Happy Thanksgiving week, folks. Since this is a travel week, traffic will be down – which makes me want to save the hard-hitting stuff for next week when the audience is back.

But in the meantime, let's have some fun at Charity Tensel's expense. Charity's been picking on us a bit of late, what with slaps at my post knocking Rob Roper for calling Angelo Dorta a liar on the VTGOP site, and another about the National GOP's attacks on a ten year old boy and his family, but I've generally not hit back. But how about a volley, just as a topic for discussion.

Charity has been the longtime host of a public access, right wing TV show in the Burlington area. Here's what Public Access TV comes from:

In 1984, the Cable Communications Policy Act stated that local governments could require cable operators to provide one or more channels for public use. This is how public access television was born.

Given that Charity has repeatedly said things like this:
 

Ideally, I believe that government is best which governs least. 

 
 

In conversations about liberty and less government, someone inevitably brings up the big, bad Big Business. Obviously without government regulation, big business would take over the world. And since we can't vote Big Business out of office, we won't be able to do anything about it.

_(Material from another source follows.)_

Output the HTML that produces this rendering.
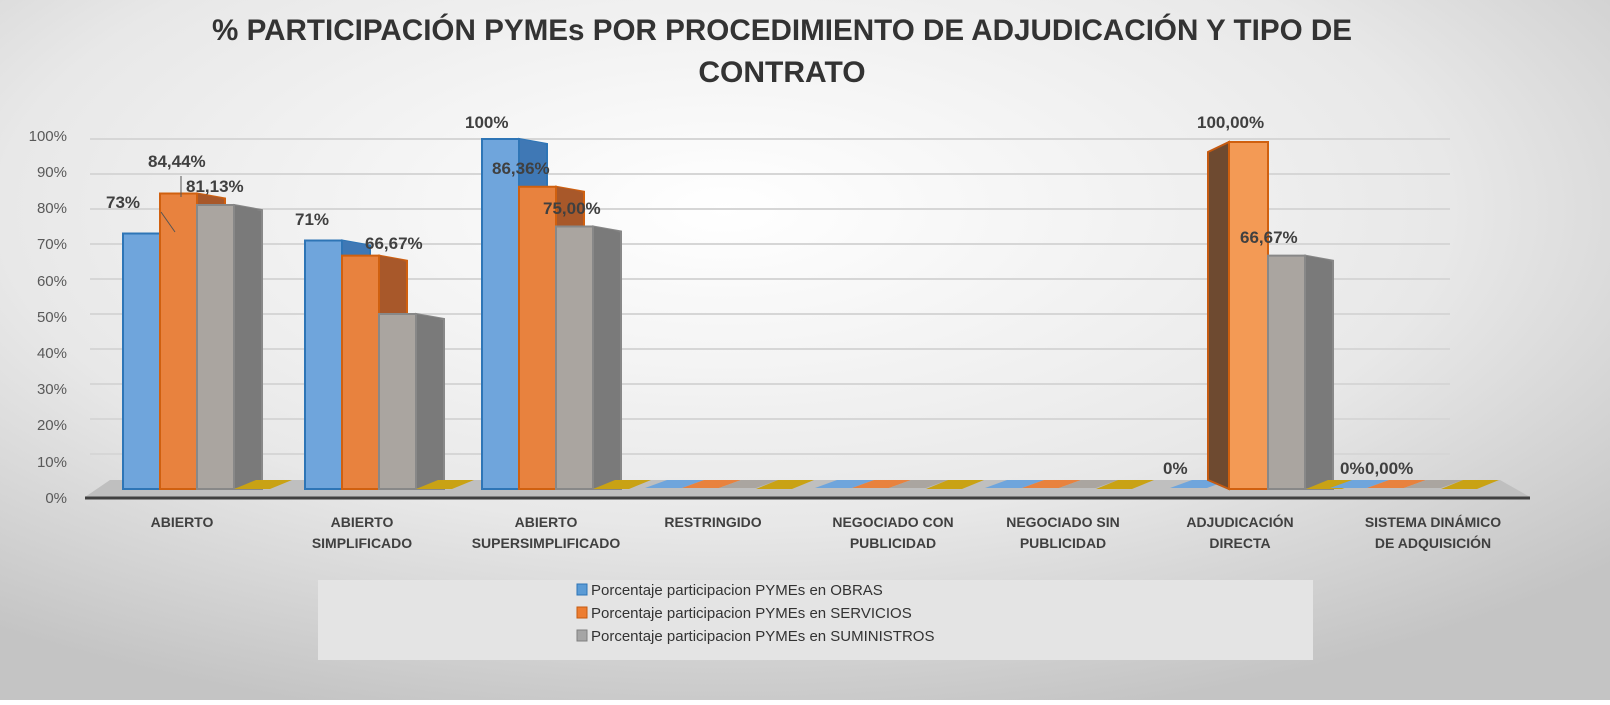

This is the justification for allowing the government power that it was not granted in the constitution

 
 

First, I have to point out, you will not likely find me with an inconsistent ideology. I am nothing if not consistent.

 
… should she put her conservative principles into action by leaving her public access TV show and swearing off exploiting this, big government, non-original-intent, nanny-state meddling with free enterprise in the communications sector?